看完这篇博客应该就对embedding是什么很理解了，而项目中代码的实现也就很清晰了，对于forward就是一个查表的操作

In [None]:
class Layer:
    def __init__(self):
        self._params: set[str] = set()

    def __setattr__(self, key, value):
        if isinstance(value, (Parameter, Layer)):
            self._params.add(key)
        super(Layer, self).__setattr__(key, value)

    def __call__(self, *inputs: Union[Variable, np.ndarray]) -> Union[list[Variable], Variable]:
        outputs = self.forward(*inputs)
        if not isinstance(outputs, tuple):
            outputs = (outputs,)
        self.inputs = [weakref.ref(x) for x in inputs]
        self.outputs = [weakref.ref(y) for y in outputs]
        return outputs if len(outputs) > 1 else outputs[0]

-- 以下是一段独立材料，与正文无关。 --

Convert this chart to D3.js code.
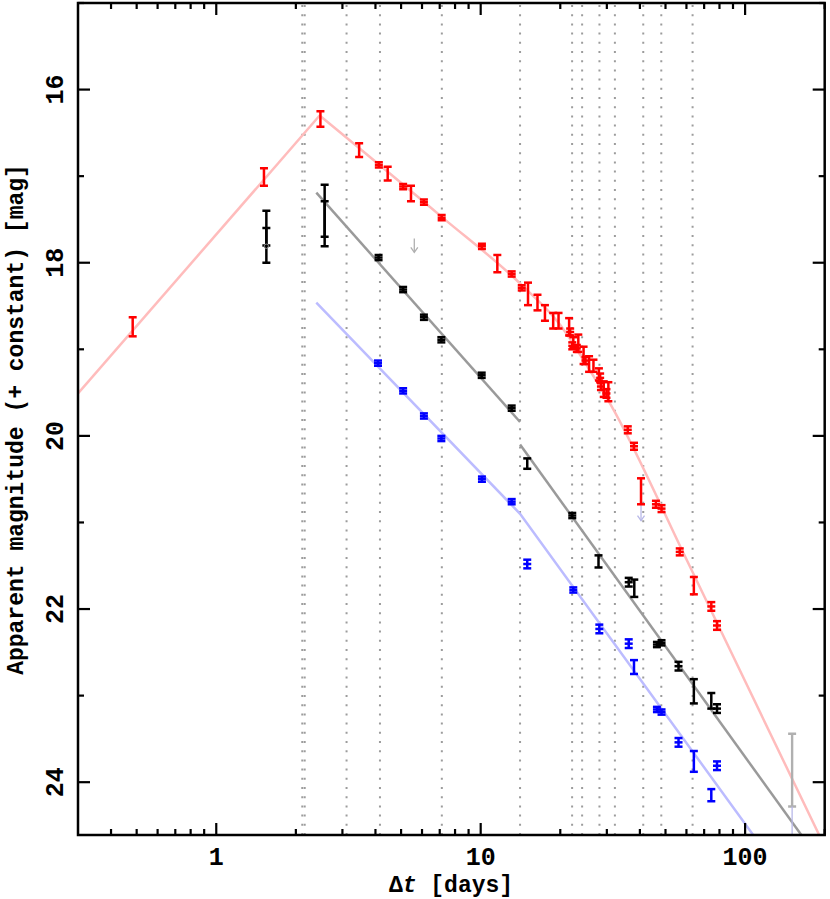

    def forward(self, *inputs):
        raise NotImplementedError()

    def params(self):
        for name in self._params:
            obj = self.__dict__[name]
            if isinstance(obj, Layer):
                yield from obj.params()
            else:
                yield obj

    def cleargrads(self):
        for param in self.params():
            param.cleargrad()

    def to_cpu(self):
        for param in self.params():
            param.to_cpu()

    def to_gpu(self):
        for param in self.params():
            param.to_gpu()

    def _flatten_params(self, params_dict, parent_key=""):
        for name in self._params:
            obj = self.__dict__[name]
            key = parent_key + '/' + name if parent_key else name

            if isinstance(obj, Layer):
                obj._flatten_params(params_dict, key)
            else:
                params_dict[key] = obj

    def save_weights(self, path):
        self.to_cpu()
        params_dict = {}
        self._flatten_params(params_dict)
        array_dict = {key: param.data for key, param in params_dict.items()
                      if param is not None}
        try:
            np.savez_compressed(path, **array_dict)
        except (Exception, KeyboardInterrupt) as e:
            if os.path.exists(path):
                os.remove(path)
            raise

    def load_weights(self, path):
        npz = np.load(path)
        params_dict = {}
        self._flatten_params(params_dict)
        for key, param in params_dict.items():
            param.data = npz[key]
            print(f'{key} loaded')


class Linear(Layer):
    def __init__(self, out_size: int, nobias: bool = False, dtype=np.float32, in_size: int = None):
        super(Linear, self).__init__()
        self.in_size = in_size
        self.out_size = out_size
        self.dtype = dtype

        self.W = Parameter(None, name='W')
        if self.in_size is not None:
            self._init_W()

        if nobias:
            self.b = None
        else:
            self.b = Parameter(np.zeros(out_size, dtype=dtype), name='b')

    def _init_W(self):
        I, O = self.in_size, self.out_size
        W_data = np.random.randn(I, O).astype(self.dtype) * np.sqrt(1 / I)
        self.W = Parameter(W_data, name='W')

    def forward(self, x):
        if self.W.data is None:
            self.in_size = x.shape[1]
            self._init_W()
        y = linear(x, self.W, self.b)
        return y


class Embedding(Layer):
    def __init__(self, in_size, out_size):
        super().__init__()
        self.W = Parameter(np.random.randn(in_size, out_size), name='W')

    def forward(self, x):
        y = self.W[x]
        return y

In [None]:
class GetItem(Function):
    def __init__(self, slices):
        self.slices = slices

    def forward(self, x: np.ndarray) -> tuple[np.ndarray]:
        y = x[self.slices]
        return y

    def backward(self, gy: np.ndarray) -> Union[tuple[Variable, ...], Variable]:
        x = self.inputs[0]
        f = GetItemGrad(self.slices, x.shape)
        return f(gy)


def get_item(x, slices):
    return GetItem(slices)(x)


class GetItemGrad(Function):
    def __init__(self, slices, in_shape):
        self.slices = slices
        self.in_shape = in_shape

    def forward(self, gy: np.ndarray) -> Union[tuple[np.ndarray, ...], np.ndarray]:
        xp = get_array_module(gy)
        gx = xp.zeros(self.in_shape)
        if xp is np:
            np.add.at(gx, self.slices, gy)
        else:
            xp.scatter_add(gx, self.slices, gy)
        return gx

    def backward(self, ggx: np.ndarray) -> Union[tuple[Variable, ...], Variable]:
        return get_item(ggx, self.slices)